SPAIN - Spanish perceptions about the taste of lamb are being challenged this week by the English Beef and Lamb Executive at a major Iberian food showcase.

EBLEX is holding live butchery and cooking demonstrations at the Salon De Gourmets, which runs until tomorrow (April 11) in Madrid and targets the high-end hotel, restaurant and catering sector, with the aim of recruiting a new generation of Spanish fans of UK-reared lamb.

Spanish consumers historically prefer light, grain-fed lambs, so promoting larger, grass-fed Quality Standard lamb from the UK has proved a challenge in the past due to preconceptions about the taste.

However, the reaction of visitors to the show proves that this attitude can be changed, backing up research carried out by EBLEX which showed no clear preference among Spanish consumers for milder grain-fed lamb over grass-fed UK lamb.

"Coming from Spain myself, I know how Spanish consumers traditionally think and was expecting some resistance to our product," said EBLEX assistant marketing manager, Susana Morris.

"However, we are using a Spanish butcher and chef on our stand, and they are doing a great job of telling visitors about Quality Standard lamb and encouraging them to try it for themselves.

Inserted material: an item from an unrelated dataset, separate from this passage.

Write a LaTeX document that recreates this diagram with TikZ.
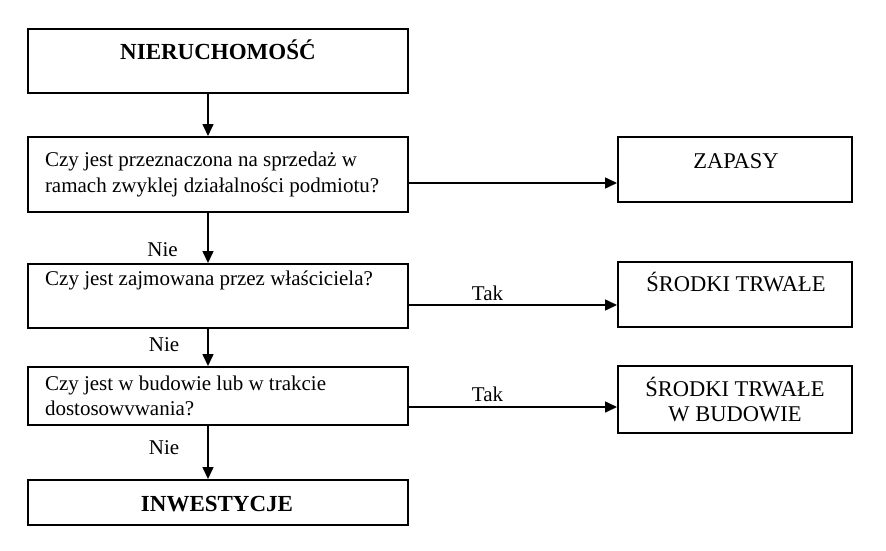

People have been queuing up to sample our lamb and their reactions have been resoundingly positive.

"We're not aiming to compete with the established Spanish product, as we believe what we have to offer is very different and there's space in the market for both."

The event is the culmination of a long-term project which involved three Spanish butchers visiting the UK and being trained by EBLEX's Martin Eccles in the techniques required to butcher the larger British lamb and the versatility of the cuts available. Following the trip, butcher Nacho Vaquero was selected to appear at the show, together with established chef Ruben Cordero.

Historically, beef has been our major export to Spain (1,700 tonnes compared to 400 tonnes of lamb). However, Spanish sheep meat production has fallen by almost a third since its 2000 peak and is down by a quarter since the withdrawal of direct support payments in 2005, offering the opportunity to increase exports to this market.